Nouvelle Vague

Linklater Channels Godard … and Reveals Himself

Credit: Netflix

Inspired by Jean-Luc Godard’s 1960 game-changer, À Bout De Souffle (Breathless), Richard Linklater’s Nouvelle Vague (New Wave) turns historical autofiction into an ode to first-time filmmakingHis take is both cautionary and empowering.  Rather than go full film school, he delivers a comedy about film history legends with the same light touch that brought his own high school classmates to life.  While Godard devotees may be Nouvelle Vague’s biggest fans, there’s a jaunty universality to this making-of tribute that will surely inspire new fans of the old wave.  Or even inspire a new New Wave. 

Just don’t expect to see Godard’s version of Godard.  Linklater’s latest is an all-in-one love letter to building community, to creative experimentation and the art of directing—with an unexpectedly personal spin.  Instead of jump cuts, Nouvelle Vague prioritizes personality:  the mindsets that challenged the medium as opposed to techniques. 

With a taut script penned by Holly Gent and Vincent Palmo Jr.—the same team who scripted Linklater’s Me and Orson Welles and Where’d You Go, Bernadette (two other portraits of difficult artists)—this film portrays revered characters from film history like a cadre of recent NYU grads.  The young Jean-Luc Godard (overconfident Guillaume Marbeck) rubs elbows and egos with Jean Seberg (delightful Zoey Deutch), Jean-Paul Belmondo (uncanny Aubry Dullin), Georges de Beauregard (blustering Bruno Dreyfürst) Raoul Coutard (easygoing Matthieu Penchinat), Francois Truffaut (brotherly Adrien Rouyard), many more… Cinema pioneers all, their low-budget, auteur-driven films spurned Hollywood epics and embraced spontaneity.  Realism.

And Linklater makes them feel real.   

Playful but precise, Nouvelle Vague is firmly focused on 1959—the year when Godard’s Breathless was being filmed on Paris streets without script or permits.  Dialogue was written on the spot; the actors had little time to rehearse.  Natural light was a given.  Linklater goes to great lengths to replicate the film’s visual impact—black & white footage, 4:3 aspect ratio, look-alike casting (even the extras)—but even more effective, he gives us down-to-earth glimpses of his own New Wave heroes.  Along with moments of brilliance, these legends complain, they equivocate, they reveal insecurities.  Some ideas misfire; even so, they persist.  And we almost feel as if we’re part of their film crews.

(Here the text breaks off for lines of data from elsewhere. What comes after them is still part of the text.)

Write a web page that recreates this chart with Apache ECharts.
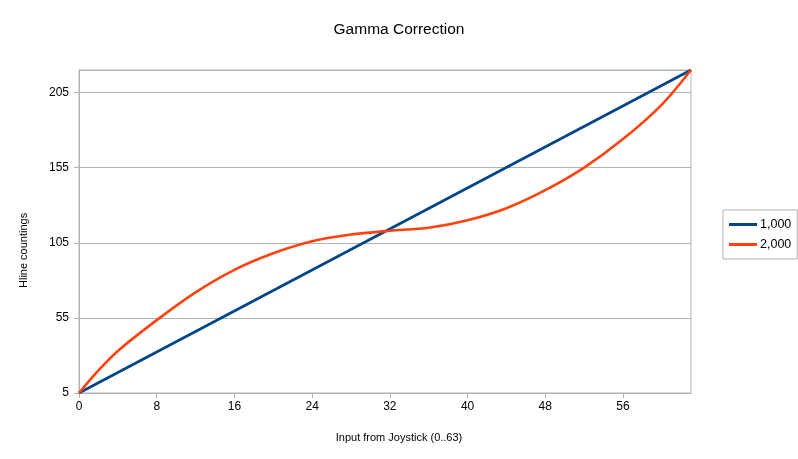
<!DOCTYPE html>
<html>
<head>
<meta charset="utf-8">
<script src="https://cdn.jsdelivr.net/npm/echarts@6/dist/echarts.min.js"></script>
<style>html,body{margin:0;padding:0;background:#fff}#c{width:798px;height:459px}</style>
</head>
<body>
<div id="c"></div>
<script>
const titleText = 'Gamma Correction';
const xAxisTitle = 'Input from Joystick (0..63)';
const yAxisTitle = 'Hline countings';
const seriesNames = ['1,000', '2,000'];
const linearX = [0, 63];
const linearY = [5, 220];
const gammaX = [0, 2, 4, 8, 12, 16, 20, 24, 28, 32, 36, 40, 44, 48, 52, 56, 60, 63];
const gammaY = [5, 20, 33, 53.5, 72, 87, 98, 106, 110.5, 113, 115, 120, 128, 140, 155, 174, 197, 220];

const chart = echarts.init(document.getElementById('c'));
const font = 'Liberation Sans, Arial, sans-serif';
chart.setOption({
  animation: false,
  backgroundColor: '#fff',
  title: {
    text: titleText, left: 'center', top: 17,
    textStyle: { fontFamily: font, fontSize: 15.5, fontWeight: 'normal', color: '#000' }
  },
  legend: {
    orient: 'vertical', left: 723, top: 210,
    itemWidth: 28, itemHeight: 3, itemGap: 7,
    padding: [8, 6, 8, 6],
    borderColor: '#b3b3b3', borderWidth: 1,
    icon: 'rect',
    textStyle: { fontFamily: font, fontSize: 12.5, color: '#000', padding: [0, 0, 0, -2] },
    data: seriesNames
  },
  grid: {
    left: 79, right: 107, top: 70, bottom: 66,
    show: true, borderColor: '#b3b3b3', borderWidth: 1
  },
  xAxis: {
    type: 'value', min: 0, max: 63, interval: 8,
    axisLine: { lineStyle: { color: '#b3b3b3', width: 1 } },
    axisTick: { show: true, length: 5, lineStyle: { color: '#b3b3b3' } },
    axisLabel: { showMaxLabel: false, fontFamily: font, fontSize: 12, color: '#000', margin: 8 },
    splitLine: { show: false }
  },
  yAxis: {
    type: 'value', min: 5, max: 220, interval: 50,
    axisLine: { show: true, lineStyle: { color: '#b3b3b3', width: 1 } },
    axisTick: { show: true, length: 5, lineStyle: { color: '#b3b3b3' } },
    axisLabel: { showMaxLabel: false, fontFamily: font, fontSize: 12, color: '#000', margin: 10 },
    splitLine: { show: true, lineStyle: { color: '#b3b3b3', width: 1 } }
  },
  graphic: [
    { type: 'text', left: 'center', top: 432, style: { text: xAxisTitle, fontFamily: font, fontSize: 11, fill: '#000', x: -28 } },
    { type: 'text', x: 18, y: 288, rotation: Math.PI / 2, style: { text: yAxisTitle, fontFamily: font, fontSize: 11, fill: '#000' } }
  ],
  series: [
    {
      name: seriesNames[0], type: 'line', showSymbol: false,
      data: linearX.map((x, i) => [x, linearY[i]]),
      lineStyle: { color: '#004586', width: 2.6 }, itemStyle: { color: '#004586' }
    },
    {
      name: seriesNames[1], type: 'line', showSymbol: false, smooth: 0.3,
      data: gammaX.map((x, i) => [x, gammaY[i]]),
      lineStyle: { color: '#ff420e', width: 2.6 }, itemStyle: { color: '#ff420e' }
    }
  ]
});
</script>
</body>
</html>
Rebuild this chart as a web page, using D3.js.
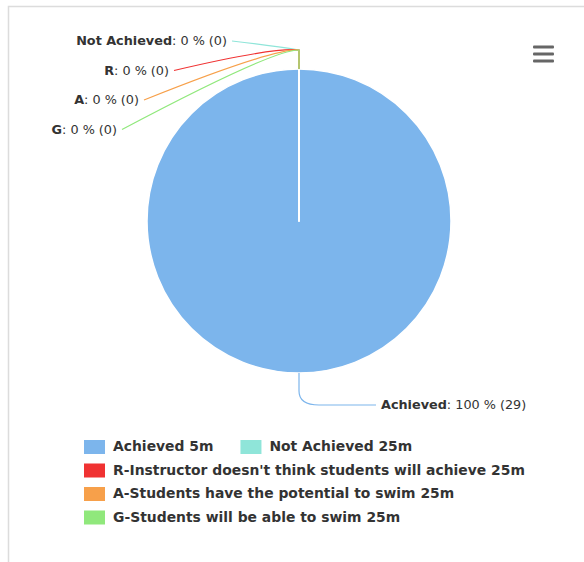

In sum, whether intended or not, Novelle Vague is far more than a historical re-creation.  By paying homage to Godard and his cohort, Linklater turns the lens on himself.  On his own understanding of boundary-breaking, on its rewards and inherent dangers.  Sure, film nerds obsessed with Godard will have fun pointing out where Linklater did appropriate homework versus where he took creative liberties—but at its heart, this film celebrates risk-taking.  And has the courage to laugh, not at it, but with it. 

Is it a coincidence that Nouvelle Vague will be released in tandem with Linklater’s ‘other’ 2025 feature, Blue Moon?  He calls the dual release serendipity, but there’s a synergy here.  Both films gestated for over a decade, both films are dialogue-driven character studies, both films explore the artist’s journey:  one focused on an emerging filmmaker, the other on a troubled lyricist.  Both films have their place in Linklater’s canon; but their collective impact—the sunrise and sunset of two separate careers—is even more telling than each film on its own.

These two films, like so much of his oeuvre, are about potential.  About our potential not just as artists, but as human beings. 

Little wonder that a movement known for bucking tradition caught Linklater’s attention:  our need as a species to keep evolving, to search for fulfillment on our own terms, is a constant.  Sometimes futile, often breathless, but worth it.


Definitely Watch If:  Your dream project needs a jolt of inspiration.  

Stills courtesy of Netflix. Godard stans will appreciate Linklater’s casting and attention to detail.

Reviewed at NYFF 2025.

105 min.

Where to Watch: US theaters on October 31 2025, before streaming on Netflix on November 14 2025.